Why do we keep things from our childhood?

Say, some plastic characters from a shitty cartoon. Each one with its own little universe of weapons and accessories and costumes.

Certainly at the time, they were precious playthings. Each scuffed edge and mangled arm a forgotten moment of pure childhood bliss.

For childhood collectors, it must also have been a desire to possess and control. A need to have the next character or spaceship. To fill the missing gap of cartoon driven need. To have complete dominion over some small facet of our out-of-control lives.

But why do so many of us still dutifully preserve these toys now? Things that we no longer touch or see or use. Are they a manifestation of nostalgia? Vague memories of hours spent playing with them. Time with long forgotten friends. A whole sea of childhood desires and dreams. A physical stand-in for feelings and emotions lost to our adult selves.

Pink Teddy, owned by Aisling Hurley
Perhaps, instead, we fear these pieces of plastic and fabric have captured and retained a piece of us. A combination of physical closeness and concentrated emotion binding us to them. Can we not let them go because there is a fear that some intangible piece of us will be forever lost with them?

Or do we keep them simply due to the sins of the present self. Sloth or greed or a gluttony of possessing?

Certainly for me, a large part of continued possession can simply be chalked up to sloth. The luck of having a father willing to store half my childhood in the form of stuffed animals, books, and ephemera all safely tucked away in a basement storeroom.

Spurred by guilt at dragooning my father into the role of perpetual childhood archivist, I recently vowed to tackle one small piece of my childhood relics – my G.I. Joe collection.

I searched each toy box, junk box, and plastic storage tub.
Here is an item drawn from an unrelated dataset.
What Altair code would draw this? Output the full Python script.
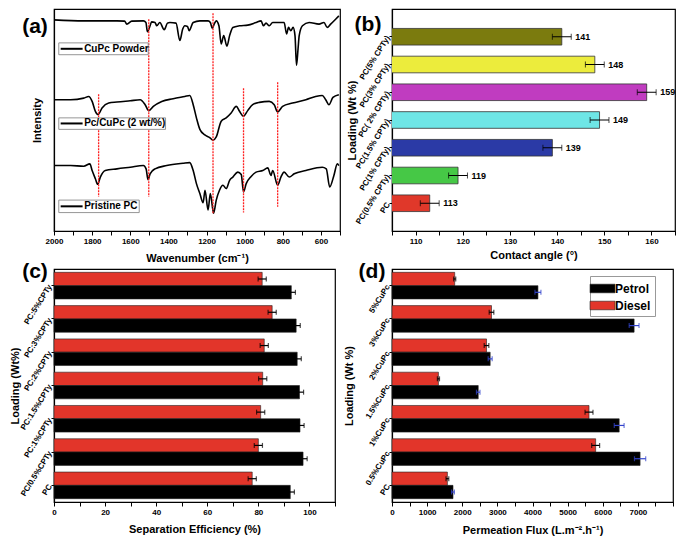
import altair as alt
import pandas as pd

FONT = "Liberation Sans"
RED = "#e2352a"
BLUE = "#3344cc"

# ---------------- (a) FTIR spectra ----------------
cupc_wn = [2000, 1844, 1670, 1630, 1618, 1592, 1531, 1518, 1510, 1496, 1488, 1470, 1461, 1445, 1422, 1405,
           1392, 1360, 1340, 1325, 1314, 1300, 1291, 1270, 1235, 1192, 1180, 1170, 1160, 1149, 1135, 1123,
           1110, 1093, 1079, 1062, 1027, 984, 940, 914, 902, 888, 871, 853, 793, 780, 770, 758, 746, 736,
           728, 720, 714, 697, 662, 610, 584, 567, 549, 523, 506]
cupc_i = [658, 655, 655, 654, 645, 654, 655, 650, 622, 640, 652, 650, 640, 650, 628, 648,
          650, 648, 595, 630, 640, 638, 625, 650, 655, 655, 650, 632, 645, 655, 640, 585,
          610, 578, 610, 635, 640, 642, 650, 655, 640, 648, 640, 650, 650, 615, 635, 625, 635, 610,
          520, 570, 610, 640, 650, 645, 650, 635, 645, 660, 670]

pccupc_wn = [2000, 1913, 1844, 1818, 1800, 1783, 1769, 1748, 1713, 1670, 1600, 1548, 1522, 1503, 1479, 1435,
             1375, 1314, 1288, 1270, 1253, 1235, 1209, 1183, 1166, 1149, 1123, 1097, 1071, 1044, 1027, 1006,
             984, 958, 923, 871, 845, 827, 801, 749, 679, 628, 593, 575, 558, 537, 506]
pccupc_i = [415, 415, 420, 425, 410, 380, 370, 390, 405, 408, 412, 415, 400, 382, 395, 410,
            418, 425, 428, 400, 360, 325, 308, 300, 292, 302, 350, 360, 375, 395, 380, 365,
            382, 400, 407, 410, 400, 378, 395, 405, 415, 425, 428, 415, 400, 422, 430]

pc_wn = [2000, 1913, 1844, 1812, 1800, 1783, 1771, 1757, 1731, 1670, 1600, 1531, 1517, 1507, 1496, 1470,
         1409, 1323, 1288, 1270, 1253, 1235, 1218, 1208, 1192, 1180, 1163, 1149, 1132, 1114, 1097, 1079,
         1062, 1036, 1018, 1006, 992, 966, 940, 905, 879, 862, 853, 827, 810, 793, 766, 740, 679, 593,
         572, 554, 532, 514, 506]
pc_i = [215, 215, 213, 220, 200, 175, 158, 180, 200, 205, 210, 215, 205, 172, 190, 205,
        215, 222, 224, 200, 160, 130, 102, 140, 80, 130, 70, 110, 140, 155, 145, 170,
        180, 195, 188, 135, 160, 182, 195, 200, 208, 185, 200, 155, 180, 195, 180, 190, 200, 210,
        205, 150, 185, 220, 215]

marker_wn = [1766, 1503, 1166, 1006, 827]
marker_top = [432, 660, 678, 450, 468]
marker_bot = [120, 120, 68, 72, 90]

leg_labels = ["CuPc Powder", "Pc/CuPc (2 wt/%)", "Pristine PC"]
leg_box_left = [1975, 1975, 1975]
leg_box_right = [1506, 1415, 1553]
leg_box_top = [588, 360, 110]
leg_box_bot = [552, 325, 72]
leg_mid = [570, 343, 91]
leg_seg_left = [1965, 1965, 1965]
leg_seg_right = [1850, 1850, 1850]
leg_text_x = [1842, 1842, 1842]

# ---------------- (b) contact angle ----------------
b_cats = ["PC(5% CPTy)", "PC(3% CPTy)", "PC( 2% CPTy)", "PC(1.5% CPTy)", "PC(1% CPTy)", "PC(0.5% CPTy)", "PC"]
b_vals = [141, 148, 159, 149, 139, 119, 113]
b_err = [2, 2, 2, 2, 2, 2, 2]
b_colors = ["#7b7b0e", "#ecec3c", "#c03cc0", "#6ee6e6", "#2b3aa6", "#46c846", "#e0382a"]

# ---------------- (c) separation efficiency ----------------
c_cats = ["PC:5%CPTy", "PC:3%CPTy", "PC:2%CPTy", "PC:1.5%CPTy", "PC:1%CPTy", "PC/0.5%CPTy", "PC"]
c_diesel = [81.5, 85.4, 82.3, 81.7, 80.9, 80.0, 77.6]
c_diesel_err = [1.6, 1.6, 1.6, 1.6, 1.6, 1.6, 1.6]
c_petrol = [92.9, 94.8, 95.2, 96.1, 96.3, 97.5, 92.5]
c_petrol_err = [1.6, 1.6, 1.6, 1.6, 1.6, 1.6, 1.6]

# ---------------- (d) permeation flux ----------------
d_cats = ["5%CuPc", "3%CuPc", "2%CuPc", "1.5%CuPc", "1%CuPc", "0.5%CuPc", "PC"]
d_petrol = [4155, 6893, 2795, 2455, 6468, 7063, 1737]
d_petrol_err = [85, 140, 57, 50, 140, 160, 40]
d_diesel = [1785, 2833, 2691, 1322, 5609, 5798, 1577]
d_diesel_err = [30, 66, 66, 30, 113, 113, 40]

series_order = ["Diesel", "Petrol"]


def panel_label(txt, dx, dy):
    return alt.Chart(pd.DataFrame({"t": [txt]})).mark_text(
        font=FONT, fontSize=21, fontWeight="bold", align="center", baseline="middle", color="black"
    ).encode(text="t:N", x=alt.value(dx), y=alt.value(dy))


# ---- panel (a)
a_lines = pd.concat([
    pd.DataFrame({"wn": cupc_wn, "I": cupc_i, "s": "CuPc Powder"}),
    pd.DataFrame({"wn": pccupc_wn, "I": pccupc_i, "s": "Pc/CuPc"}),
    pd.DataFrame({"wn": pc_wn, "I": pc_i, "s": "Pristine PC"}),
])
a_mark = pd.DataFrame({"wn": marker_wn, "I": marker_top, "I2": marker_bot})
a_leg = pd.DataFrame({"lab": leg_labels, "wn": leg_box_left, "wn2": leg_box_right, "I": leg_box_top,
                      "I2": leg_box_bot, "mid": leg_mid, "s1": leg_seg_left, "s2": leg_seg_right,
                      "tx": leg_text_x})

xsa = alt.Scale(domain=[500, 2000], reverse=True, nice=False, zero=False)
ysa = alt.Scale(domain=[16, 691], nice=False, zero=False)

a_x_axis = alt.Axis(values=list(range(500, 2001, 100)),
                    labelExpr="datum.value % 200 == 0 && datum.value > 500 ? '' + datum.value : ''",
                    title="Wavenumber (cm⁻¹)", titlePadding=7, labelFlush=False, labelOverlap=False)
a_y_axis = alt.Axis(title="Intensity", labels=False, ticks=False, minExtent=0, maxExtent=0, titlePadding=12)


def XA(field):
    return alt.X(field, scale=xsa, axis=a_x_axis)


def YA(field):
    return alt.Y(field, scale=ysa, axis=a_y_axis)


lines_a = alt.Chart(a_lines).mark_line(color="black", strokeWidth=1.6, interpolate="monotone").encode(
    x=XA("wn:Q"), y=YA("I:Q"), detail="s:N",
)
rules_a = alt.Chart(a_mark).mark_rule(color="#ff1f1f", strokeDash=[2, 1], strokeWidth=1.3).encode(
    x=XA("wn:Q"), y=YA("I:Q"), y2="I2:Q",
)
box_a = alt.Chart(a_leg).mark_rect(fill="white", stroke="#8a8a8a", strokeWidth=0.9).encode(
    x=XA("wn:Q"), x2="wn2:Q", y=YA("I:Q"), y2="I2:Q",
)
seg_a = alt.Chart(a_leg).mark_rule(color="black", strokeWidth=2).encode(
    x=XA("s1:Q"), x2="s2:Q", y=YA("mid:Q"),
)
txt_a = alt.Chart(a_leg).mark_text(font=FONT, fontSize=10, fontWeight="bold", align="left",
                                   baseline="middle", color="black").encode(
    x=XA("tx:Q"), y=YA("mid:Q"), text="lab:N",
)
pa = alt.layer(lines_a, rules_a, box_a, seg_a, txt_a, panel_label("(a)", -19, 18)).properties(width=286, height=222)

# ---- panel (b)
b_df = pd.DataFrame({"cat": b_cats, "val": b_vals, "err": b_err})
b_df["lo"] = b_df["val"] - b_df["err"]
b_df["hi"] = b_df["val"] + b_df["err"]

xsb = alt.Scale(domain=[105, 165], nice=False, zero=False)
ysb = alt.Scale(paddingInner=0.4, paddingOuter=0.7)
b_x_axis = alt.Axis(values=list(range(105, 166, 5)),
                    labelExpr="datum.value % 10 == 0 && datum.value < 165 ? '' + datum.value : ''",
                    title="Contact angle (°)", titlePadding=4, labelFlush=False, labelOverlap=False)
b_y_axis = alt.Axis(title="Loading (Wt %)", labelAngle=-58, labelAlign="right", labelBaseline="middle",
                    tickSize=3, labelPadding=1, minExtent=33, maxExtent=33, titlePadding=2)


def XB(field):
    return alt.X(field, scale=xsb, axis=b_x_axis)


def YB():
    return alt.Y("cat:N", sort=b_cats, scale=ysb, axis=b_y_axis)


bars_b = alt.Chart(b_df).mark_bar(stroke="#333333", strokeWidth=0.8, clip=True).encode(
    x=XB("val:Q"), y=YB(),
    fill=alt.Fill("cat:N", scale=alt.Scale(domain=b_cats, range=b_colors), legend=None),
)
err_b = alt.Chart(b_df).mark_rule(color="black", strokeWidth=1).encode(x=XB("lo:Q"), x2="hi:Q", y=YB())
caplo_b = alt.Chart(b_df).mark_tick(color="black", size=6, thickness=1).encode(x=XB("lo:Q"), y=YB())
caphi_b = alt.Chart(b_df).mark_tick(color="black", size=6, thickness=1).encode(x=XB("hi:Q"), y=YB())
txt_b = alt.Chart(b_df).mark_text(font=FONT, fontSize=9, fontWeight="bold", align="left", dx=4,
                                  baseline="middle", color="black").encode(
    x=XB("hi:Q"), y=YB(), text="val:Q",
)
pb = alt.layer(bars_b, err_b, caplo_b, caphi_b, txt_b, panel_label("(b)", -24, 16)).properties(width=283, height=222)


# ---- panels (c) and (d): grouped bars
def long_df(cats, diesel, diesel_err, petrol, petrol_err):
    df = pd.concat([
        pd.DataFrame({"cat": cats, "series": "Diesel", "val": diesel, "err": diesel_err}),
        pd.DataFrame({"cat": cats, "series": "Petrol", "val": petrol, "err": petrol_err}),
    ])
    df["lo"] = df["val"] - df["err"]
    df["hi"] = df["val"] + df["err"]
    return df


def grouped_panel(df, cats, xscale, x_axis, y_axis, legend, err_colors, label, lab_dx, width, height):
    ys = alt.Scale(paddingInner=0.2, paddingOuter=0.1)
    yo = alt.YOffset("series:N", sort=series_order, scale=alt.Scale(paddingInner=0, paddingOuter=0))

    def X(field):
        return alt.X(field, scale=xscale, axis=x_axis)

    def Y():
        return alt.Y("cat:N", sort=cats, scale=ys, axis=y_axis)

    ecol = alt.condition("datum.series == 'Petrol'", alt.value(err_colors[0]), alt.value(err_colors[1]))
    bars = alt.Chart(df).mark_bar(stroke="#222222", strokeWidth=0.6).encode(
        x=X("val:Q"), y=Y(), yOffset=yo,
        fill=alt.Fill("series:N", scale=alt.Scale(domain=["Petrol", "Diesel"], range=["black", RED]),
                      legend=legend),
    )
    err = alt.Chart(df).mark_rule(strokeWidth=1.2).encode(
        x=X("lo:Q"), x2="hi:Q", y=Y(), yOffset=yo, color=ecol)
    c1 = alt.Chart(df).mark_tick(size=5, thickness=1.2).encode(
        x=X("lo:Q"), y=Y(), yOffset=yo, color=ecol)
    c2 = alt.Chart(df).mark_tick(size=5, thickness=1.2).encode(
        x=X("hi:Q"), y=Y(), yOffset=yo, color=ecol)
    return alt.layer(bars, err, c1, c2, panel_label(label, lab_dx, 3)).properties(width=width, height=height)


c_df = long_df(c_cats, c_diesel, c_diesel_err, c_petrol, c_petrol_err)
xsc = alt.Scale(domain=[0, 110], nice=False, zero=True)
c_x_axis = alt.Axis(values=list(range(0, 111, 10)),
                    labelExpr="datum.value % 20 == 0 ? '' + datum.value : ''",
                    title="Separation Efficiency (%)", titlePadding=7, labelFlush=False, labelOverlap=False)
c_y_axis = alt.Axis(title="Loading (Wt%)", labelAngle=-58, labelAlign="right", labelBaseline="middle",
                    tickSize=3, labelPadding=1, minExtent=33, maxExtent=33, titlePadding=1)
pc = grouped_panel(c_df, c_cats, xsc, c_x_axis, c_y_axis, None, ["black", "black"], "(c)", -19, 281, 233)

d_df = long_df(d_cats, d_diesel, d_diesel_err, d_petrol, d_petrol_err)
xsd = alt.Scale(domain=[0, 8000], nice=False, zero=True)
d_x_axis = alt.Axis(values=list(range(0, 8001, 500)),
                    labelExpr="datum.value % 1000 == 0 && datum.value < 8000 ? '' + datum.value : ''",
                    title="Permeation Flux (L.m⁻².h⁻¹)", titlePadding=8, labelFlush=False, labelOverlap=False)
d_y_axis = alt.Axis(title="Loading (Wt %)", labelAngle=-58, labelAlign="right", labelBaseline="middle",
                    tickSize=3, labelPadding=1, minExtent=35, maxExtent=35, titlePadding=3)
d_legend = alt.Legend(title=None, orient="none", legendX=198, legendY=7,
                      symbolType="M-1.6,-0.55H1.6V0.55H-1.6Z", symbolSize=243,
                      symbolStrokeColor="#222222", symbolStrokeWidth=0.6,
                      labelFont=FONT, labelFontSize=12, labelFontWeight="bold", labelColor="black",
                      fillColor="white", strokeColor="#999999", padding=4, rowPadding=2, labelOffset=4)
pdd = grouped_panel(d_df, d_cats, xsd, d_x_axis, d_y_axis, d_legend, [BLUE, "black"], "(d)", -20, 281, 233)

chart = alt.concat(pa, pb, pc, pdd, columns=2).properties(
    spacing={"row": 38, "column": 52}, bounds="flush", padding=0
).resolve_scale(
    fill="independent", color="independent"
).configure(font=FONT, background="white").configure_view(
    stroke="black", strokeWidth=1.2
).configure_axis(
    labelFont=FONT, labelFontWeight="bold", labelFontSize=8, labelColor="black",
    titleFont=FONT, titleFontWeight="bold", titleFontSize=11, titleColor="black",
    domainColor="black", domainWidth=1.2, tickColor="black", tickWidth=1, tickSize=4,
    labelPadding=2, grid=False,
)

chart.save("out.html", embed_options={"renderer": "svg", "actions": False})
Out came the figures, the trucks, the guns, the capes, the backpacks. Out came the catalog inserts, the packages, the instruction booklets.

Crankcase, owned by Matthew Davies
I spent hours looking them up online. Matching figures to their accessories, creating a spreadsheet, and taking detailed pictures of each specimen. In the process, creating a mini-catalog of my collection. A mini-dissection of the act of possession. Each piece and each flaw revealed.
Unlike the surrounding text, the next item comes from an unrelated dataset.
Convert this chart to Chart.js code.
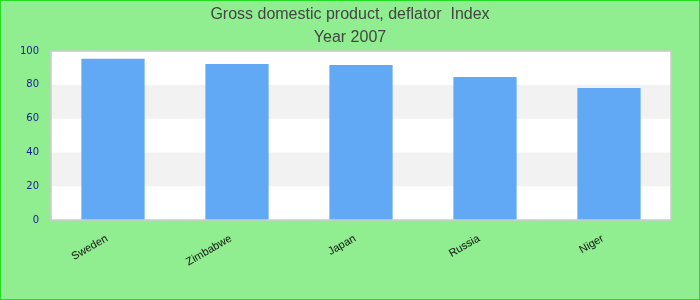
<!DOCTYPE html>
<html>
<head>
<meta charset="utf-8">
<script src="https://cdn.jsdelivr.net/npm/chart.js@4/dist/chart.umd.min.js"></script>
<style>
  html, body { margin: 0; padding: 0; background: #90ee90; }
  #wrap { width: 700px; height: 300px; box-sizing: border-box; border: 1px solid #22dd22; background: #90ee90; position: relative; }
  canvas { display: block; }
</style>
</head>
<body>
<div id="wrap"><canvas id="c"></canvas></div>
<script>
const titleLines = ['Gross domestic product, deflator  Index', 'Year 2007'];
const categories = ['Sweden', 'Zimbabwe', 'Japan', 'Russia', 'Niger'];
const values = [95.4, 92.3, 91.7, 84.6, 78.1];
const yTicks = [0, 20, 40, 60, 80, 100];

const bandsPlugin = {
  id: 'bands',
  beforeDatasetsDraw(chart) {
    const { ctx, chartArea: a, scales: { y } } = chart;
    ctx.save();
    ctx.fillStyle = '#ffffff';
    ctx.fillRect(a.left, a.top, a.right - a.left, a.bottom - a.top);
    ctx.fillStyle = '#f2f2f2';
    for (let i = 0; i < yTicks.length - 1; i++) {
      if (i % 2 === 1) {
        const y0 = y.getPixelForValue(yTicks[i]);
        const y1 = y.getPixelForValue(yTicks[i + 1]);
        ctx.fillRect(a.left, y1, a.right - a.left, y0 - y1);
      }
    }
    ctx.restore();
  },
  afterDatasetsDraw(chart) {
    const { ctx, chartArea: a } = chart;
    ctx.save();
    ctx.strokeStyle = '#cccccc';
    ctx.lineWidth = 1.5;
    ctx.strokeRect(a.left, a.top, a.right - a.left, a.bottom - a.top);
    ctx.restore();
  }
};

new Chart(document.getElementById('c'), {
  type: 'bar',
  data: {
    labels: categories,
    datasets: [{
      data: values,
      backgroundColor: '#62a9f5',
      borderWidth: 0,
      categoryPercentage: 1,
      barPercentage: 0.51
    }]
  },
  options: {
    responsive: true,
    maintainAspectRatio: false,
    animation: false,
    layout: { padding: 0 },
    plugins: {
      legend: { display: false },
      tooltip: { enabled: false },
      title: {
        display: true,
        text: titleLines,
        color: '#444444',
        font: { family: '"Liberation Sans", Arial, sans-serif', size: 16, weight: 'normal', lineHeight: 1.44 },
        padding: { top: 2, bottom: 2 }
      }
    },
    scales: {
      x: {
        grid: { display: false },
        border: { display: false },
        ticks: {
          color: '#111111',
          font: { family: '"Liberation Sans", Arial, sans-serif', size: 11 },
          minRotation: 30,
          maxRotation: 30,
          autoSkip: false,
          padding: 4,
          labelOffset: -6
        },
        afterFit(s) { s.height = 79; }
      },
      y: {
        min: 0,
        max: 100,
        grid: { display: false },
        border: { display: false },
        afterBuildTicks(s) { s.ticks = yTicks.map(v => ({ value: v })); },
        ticks: {
          color: '#1a1a99',
          font: { family: '"DejaVu Sans", Verdana, sans-serif', size: 10 },
          padding: 4
        },
        afterFit(s) { s.width = 50; }
      },
      yRight: {
        position: 'right',
        display: true,
        grid: { display: false },
        border: { display: false },
        ticks: { display: false },
        afterFit(s) { s.width = 28; }
      }
    }
  },
  plugins: [bandsPlugin]
});
</script>
</body>
</html>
And in one fell swoop, they were gone. A respectable $250 in my pocket from the local vintage toy store and an almost overwhelming sense of loss and regret walking out the door. What had I done?

I came back the next day seeking solace. Not ready for the bond to be broken yet. But my toys had disappeared into the gaping maw of the vintage toy shop with only a few bits of flotsam on the surface buoyed up by new price tags.

I'm not sure why I felt so conflicted about disposing of things whose physical form brought me no joy. I was not erasing the past or my memories -- the things that were meaningful. Just saying goodbye to some plastic that lay dormant in my parents' basement for 25 years.

The sense of loss has receded since I sold them, although it is still there. I treasured these lumps of plastic. I took care of them. They were important to me. I worked hard to keep them together and safe.

I just want someone to tell 8-year-old me all that work I did keeping, and saving, and tracking was not wasted. My collection, my effort, my attention were meaningful. Are meaningful. Although, maybe I just need someone to tell that to 40-year-old me.